• SUPPLIED MATERIAL:
<<<<

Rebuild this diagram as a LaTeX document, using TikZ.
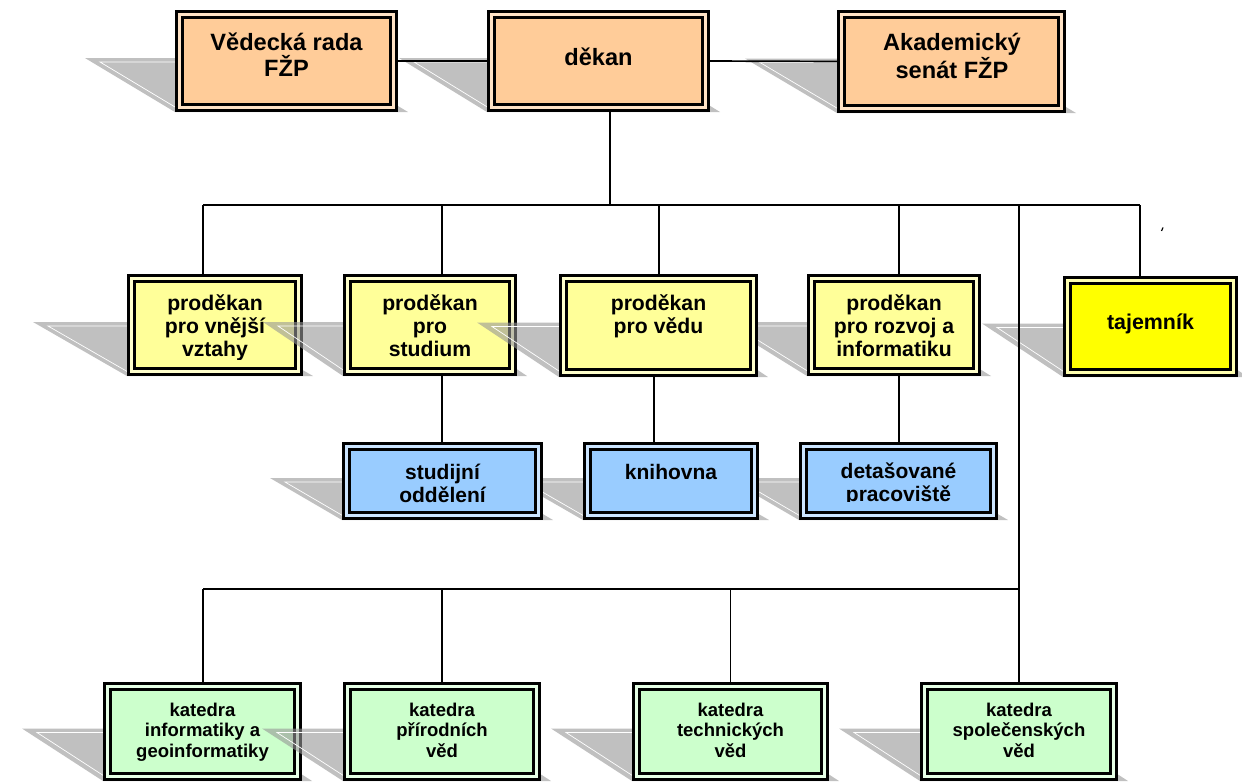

>>>>
<<<<

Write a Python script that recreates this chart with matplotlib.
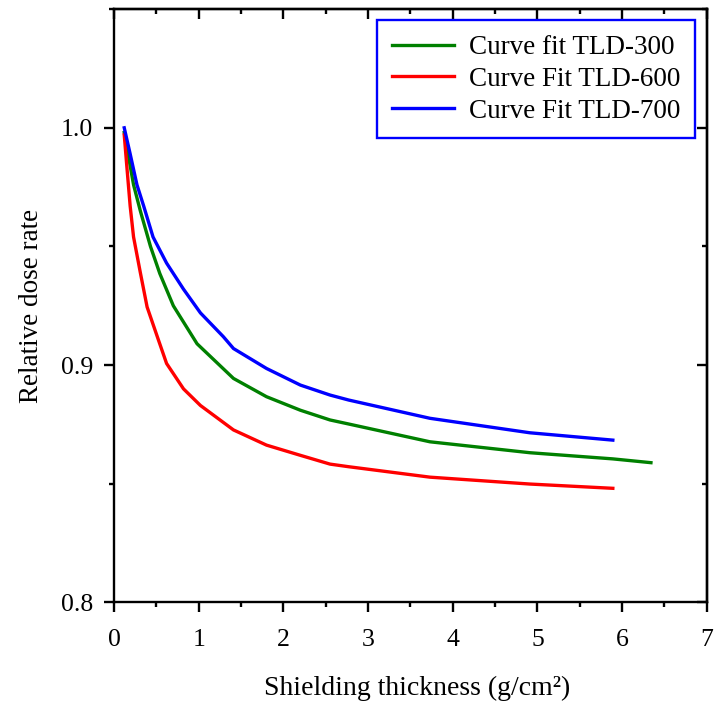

>>>>
<<<<

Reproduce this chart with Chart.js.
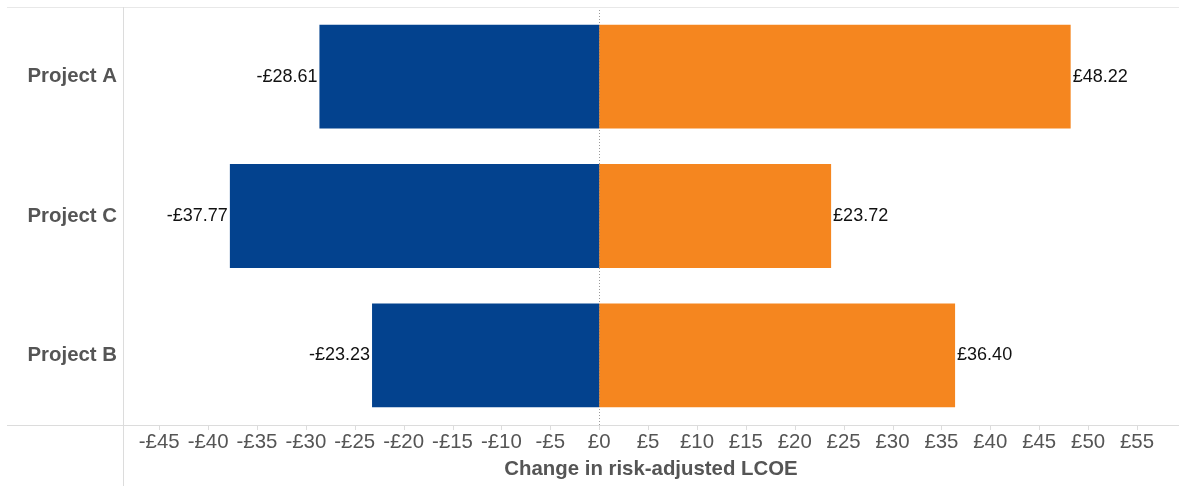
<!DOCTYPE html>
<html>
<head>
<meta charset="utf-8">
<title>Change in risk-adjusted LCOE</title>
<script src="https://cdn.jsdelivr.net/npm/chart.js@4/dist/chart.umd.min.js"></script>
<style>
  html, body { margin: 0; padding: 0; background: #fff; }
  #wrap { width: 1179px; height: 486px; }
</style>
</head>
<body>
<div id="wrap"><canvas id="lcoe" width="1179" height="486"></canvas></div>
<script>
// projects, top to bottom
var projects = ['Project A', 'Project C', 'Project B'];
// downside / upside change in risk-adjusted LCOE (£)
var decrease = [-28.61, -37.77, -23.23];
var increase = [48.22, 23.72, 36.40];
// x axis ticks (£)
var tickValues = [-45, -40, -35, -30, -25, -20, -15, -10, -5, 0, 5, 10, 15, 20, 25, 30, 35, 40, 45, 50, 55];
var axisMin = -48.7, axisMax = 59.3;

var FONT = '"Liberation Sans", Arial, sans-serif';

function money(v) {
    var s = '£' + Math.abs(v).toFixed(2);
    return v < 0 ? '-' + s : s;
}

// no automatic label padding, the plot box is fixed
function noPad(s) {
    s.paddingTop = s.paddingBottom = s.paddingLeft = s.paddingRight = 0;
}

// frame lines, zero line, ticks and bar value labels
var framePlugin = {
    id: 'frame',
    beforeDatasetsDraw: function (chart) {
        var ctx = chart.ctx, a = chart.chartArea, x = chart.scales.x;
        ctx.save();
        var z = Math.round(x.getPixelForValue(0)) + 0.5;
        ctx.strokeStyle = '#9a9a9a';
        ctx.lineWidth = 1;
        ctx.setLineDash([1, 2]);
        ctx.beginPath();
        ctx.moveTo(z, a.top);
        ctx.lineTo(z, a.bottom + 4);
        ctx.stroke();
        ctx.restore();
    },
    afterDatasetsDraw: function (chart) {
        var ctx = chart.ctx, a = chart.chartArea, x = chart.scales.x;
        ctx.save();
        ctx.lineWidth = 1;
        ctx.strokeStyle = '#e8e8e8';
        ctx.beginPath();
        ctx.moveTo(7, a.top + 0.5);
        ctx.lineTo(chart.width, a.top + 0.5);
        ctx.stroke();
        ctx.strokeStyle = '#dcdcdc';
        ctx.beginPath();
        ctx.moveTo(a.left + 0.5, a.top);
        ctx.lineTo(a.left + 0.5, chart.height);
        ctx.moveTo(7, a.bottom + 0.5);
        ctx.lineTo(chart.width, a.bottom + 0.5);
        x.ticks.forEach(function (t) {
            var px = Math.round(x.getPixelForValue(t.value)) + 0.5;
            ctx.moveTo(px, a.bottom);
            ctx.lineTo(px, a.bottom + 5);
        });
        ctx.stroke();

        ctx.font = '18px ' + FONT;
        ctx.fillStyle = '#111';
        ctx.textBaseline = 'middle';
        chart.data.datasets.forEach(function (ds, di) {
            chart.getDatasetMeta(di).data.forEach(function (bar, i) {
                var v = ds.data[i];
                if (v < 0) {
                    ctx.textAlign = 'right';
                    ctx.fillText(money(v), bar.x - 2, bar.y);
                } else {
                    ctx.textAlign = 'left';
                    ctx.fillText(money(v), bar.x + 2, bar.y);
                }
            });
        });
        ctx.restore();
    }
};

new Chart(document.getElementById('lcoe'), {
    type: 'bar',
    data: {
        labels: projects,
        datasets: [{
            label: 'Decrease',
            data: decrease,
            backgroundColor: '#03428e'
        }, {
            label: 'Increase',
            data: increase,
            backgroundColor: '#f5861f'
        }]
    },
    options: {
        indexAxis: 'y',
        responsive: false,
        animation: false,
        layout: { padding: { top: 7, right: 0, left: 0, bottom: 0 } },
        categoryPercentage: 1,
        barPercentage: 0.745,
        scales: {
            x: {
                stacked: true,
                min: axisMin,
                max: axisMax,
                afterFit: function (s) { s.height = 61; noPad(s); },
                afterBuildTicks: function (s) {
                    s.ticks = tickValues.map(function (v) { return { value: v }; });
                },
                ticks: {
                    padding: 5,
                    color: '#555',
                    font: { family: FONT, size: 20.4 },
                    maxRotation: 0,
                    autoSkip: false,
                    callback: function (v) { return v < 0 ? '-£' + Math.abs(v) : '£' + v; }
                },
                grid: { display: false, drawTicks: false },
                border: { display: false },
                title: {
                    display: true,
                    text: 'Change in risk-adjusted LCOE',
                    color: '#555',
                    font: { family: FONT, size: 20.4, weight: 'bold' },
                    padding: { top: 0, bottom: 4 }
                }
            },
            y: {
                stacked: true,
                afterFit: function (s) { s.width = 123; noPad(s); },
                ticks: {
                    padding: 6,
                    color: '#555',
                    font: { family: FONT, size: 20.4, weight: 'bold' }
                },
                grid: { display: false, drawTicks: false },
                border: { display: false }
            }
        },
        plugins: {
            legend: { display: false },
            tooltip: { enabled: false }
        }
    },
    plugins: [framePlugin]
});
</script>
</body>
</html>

>>>>

• GIVEN EXERCISE:
Point out every line holding the string "this" and copy it.

• TASK RESPONSE:
Rebuild this diagram as a LaTeX document, using TikZ.
Write a Python script that recreates this chart with matplotlib.
Reproduce this chart with Chart.js.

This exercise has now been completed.